Rajma Cutlet / Rajma Aloo Tikki / Kidney Beans Patties are healthy and nutritive snacks for kids and adults. This potato rajma cutlets are power packed food as rajma are rich in protein and aloo (potato) are rich in carbohydrates. Both protein and carbs plays an important part in helping you to shed extra pounds. I always use rajma (kidney beans) to make rajma masala or rajma capsicum curry or rajma paratha. This time I prepared rajma aloo cutlet to make sandwich. I will post rajma cutlet sandwich recipe tomorrow. Coming to the recipe, I used kashmiri rajma and I wanted to make kidney bean patties more healthier so I shallow fried the cutlets with less oil instead of deep-frying. Add veggies to the cutlet to enhance nutrition and you can pack this for kids lunch box. Try this easy rajma cutlet recipe and let me know the feedback.
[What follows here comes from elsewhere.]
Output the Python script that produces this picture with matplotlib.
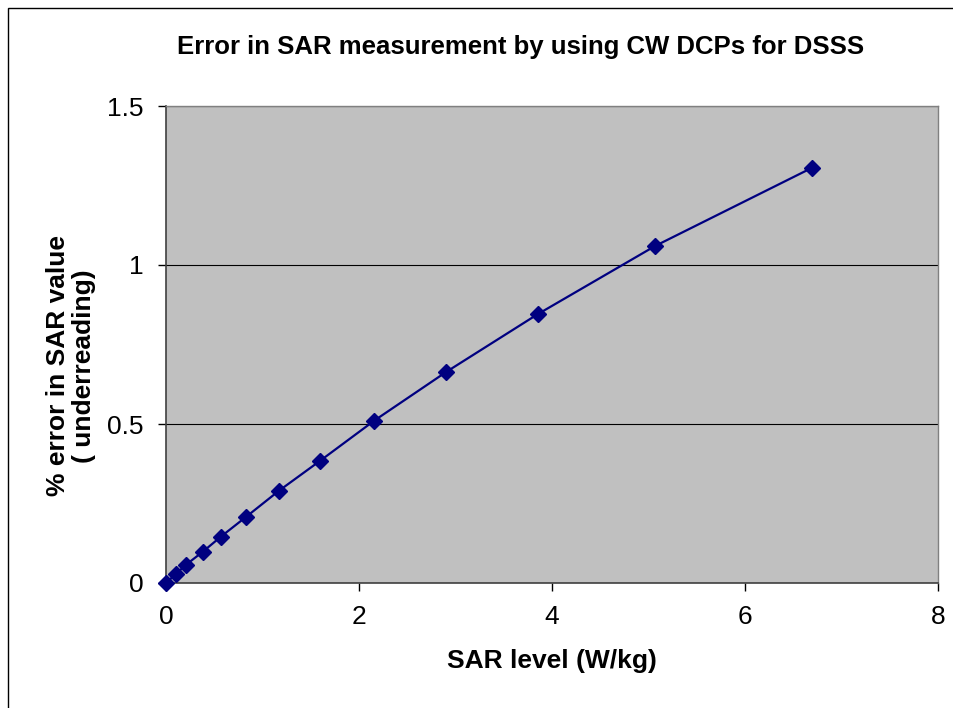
import matplotlib
matplotlib.use("Agg")
import matplotlib.pyplot as plt
from matplotlib.patches import Rectangle

sar_level = [0.0, 0.10, 0.21, 0.38, 0.57, 0.83, 1.17, 1.60, 2.16, 2.90, 3.85, 5.07, 6.69]
error_pct = [0.0, 0.028, 0.058, 0.098, 0.146, 0.208, 0.290, 0.385, 0.511, 0.663, 0.845, 1.060, 1.305]
x_ticks = [0, 2, 4, 6, 8]
y_ticks = [0, 0.5, 1, 1.5]
y_tick_labels = ["0", "0.5", "1", "1.5"]

plt.rcParams['font.family'] = ['Liberation Sans', 'DejaVu Sans']

W, H = 954, 708
fig = plt.figure(figsize=(W/100, H/100), dpi=100)
fig.patch.set_facecolor('white')
# outer chart border
fig.patches.append(Rectangle((8/W, -0.01), 1.0, 1 - 8/H + 0.01, transform=fig.transFigure,
                             fill=False, edgecolor='black', linewidth=1.0))

ax = fig.add_axes([166/W, 1 - 583/H, (938-166)/W, (583-106)/H])
ax.set_facecolor('#c0c0c0')
ax.plot(sar_level, error_pct, color='#000080', linewidth=1.6, marker='D', markersize=8.5,
        markerfacecolor='#000080', markeredgecolor='#000080', clip_on=False, zorder=3)
ax.set_xlim(0, 8)
ax.set_ylim(0, 1.5)
ax.set_xticks(x_ticks)
ax.set_yticks(y_ticks)
ax.set_yticklabels(y_tick_labels)
ax.yaxis.grid(True, color='black', linewidth=0.8)
ax.set_axisbelow(True)
for s in ['top', 'right']:
    ax.spines[s].set_color('#808080')
    ax.spines[s].set_linewidth(1.0)
for s in ['left', 'bottom']:
    ax.spines[s].set_color('#404040')
    ax.spines[s].set_linewidth(1.2)
ax.tick_params(axis='both', direction='out', length=6, width=1, colors='black', labelsize=19, pad=10)
ax.set_xlabel('SAR level (W/kg)', fontsize=19, fontweight='bold', labelpad=14)

fig.text(71/W, 1 - 366/H, '% error in SAR value\n( underreading)', fontsize=19, fontweight='bold',
         rotation=90, ha='center', va='center', multialignment='center', linespacing=1.1)
fig.text(521/W, 1 - 47/H, 'Error in SAR measurement by using CW DCPs for DSSS', fontsize=18.5,
         fontweight='bold', ha='center', va='center')

fig.savefig('out.png', dpi=100)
                    How to make Potato Rajma Cutlet

Ingredients for Rajma Cutlets

Preparation Time : 15 mins+ overnight soaking  Cooking Time : 35 mins Serves: 10 Cutlets

  • 3/4 Cup of Rajma (Red Kidney Beans)
  • 3 Potatoes
  • 4 Garlic Cloves and 1 Inch of Ginger, crushed using mortar and pestle
  • 5 Curry Leaves, Finely Chopped
  • Pinch of Asafoetida
  • Handful of Coriander Leaves, Chopped
  • 2-3 Tbsp of Besan Flour (Gram Flour)
  • 2 Tsp of Red Chilli Powder
  • 1 Tsp of Cumin Powder
  • 1/2 Tsp of Garam Masala
  • 1/2 Tsp of Kasuri Methi (Dried Fenugreek Leaves)
  • Salt to taste
  • Oil for shallow frying
  • Bread Crumbs from 3 toasted bread or store bought

Method for Rajma Cutlets

  • Soak rajma (kidney beans) in water for overnight.  Next day, drain the water and transfer it to pressure cooker, add enough water. Pressure cook for 12 – 15 whistles and turn it off.
  • Meanwhile, wash the potatoes and microwave it for 5 mins for each potato or pressure cook it for 3 whistles. Peel off the skin of potatoes, mash it and set it aside.
  • In a blender, grind the beans coarsely, don’t add water while grinding.
  • Heat a pan with oil, add ginger-garlic paste, fry for a min, add curry leaves, coriander leaves, asafoetida, red chilly powder, cumin powder and garam masala, fry for a min. Add kasuri methi, mix well and turn it off. Transfer this masala mixture to a mixing bowl, add mashed potatoes, ground beans, besan flour,  add salt, combine well with your fingers. If your mixture comes out dry, sprinkle some water, mix well and form like a dough.
  • Pinch a small portions from the dough and roll into balls. Flatten the balls with your palm into cutlets.
  • Roll the cutlets in bread crumbs. Heat a cast iron pan, add a tbsp of oil, spread it using paper towel, place cutlet and drizzle a tsp of oil on the sides of the cutlets, cook for few mins and flip to the other side using spatula and drizzle a tsp of oil again, cook on low flame until it turns golden colour. Carefully remove from the pan.
  • Yummy rajma cutlet are ready to serve.

Tips

  • Serve with ketchup or as sandwich by placing them between breads.
  • You can have mixed vegetables in place of aloo (potato).
  • Always cook cutlet in medium flame, please take more time to cook,  as rajma can cause flatulence or digestive issues.
  • If you don’t have breadcrumbs, just toast it in oil without crumbs
  • You can also deep fry the cutlet instead of shallow frying like I did.
  • Add more gram flour if your dough is watery.